Mais la remise du prix Charlemagne à Macron sert aussi aux dirigeants allemands à renforcer leur dernier interlocuteur fiable du continent. Encore une fois, Macron va user de sa posture internationale pour essayer de capitaliser en interne. Cette consécration va être mise au service de 2019, Macron ayant bien l’intention de transformer, aux européennes, l’essai double des présidentielles et des législatives de 2017. Il reste, néanmoins, un petit souci, pour La République en Marche. Il ne s’agira pas seulement de cliver entre pro et anti-européen (pour aller ratisser large, d’Alain Juppé au centre voire à des morceaux du PS). LREM n’a toujours pas de groupe parlementaire défini au sein duquel il pourrait siéger à Strasbourg : ni PSE, ni PPE, ni quoi que ce soit. Compliqué, de cette façon de « peser sur le destin de l’Europe ».

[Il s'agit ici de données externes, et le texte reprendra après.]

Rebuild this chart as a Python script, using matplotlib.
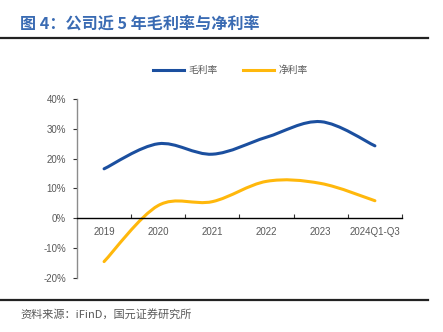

Tout cela, Merkel le sait pertinemment. Avec l’attribution du prix, elle laisse aux médias français le soin de transmettre en boucle des images de leur champion. Elle sait qu’en dernière instance, c’est elle qui continuera à tirer les ficelles. C’est ce que souligne la presse allemande : on y parle de « partenariat » et de « collaboration » entre Berlin et Paris, mais ce sera sous la houlette de la Kanzlerin.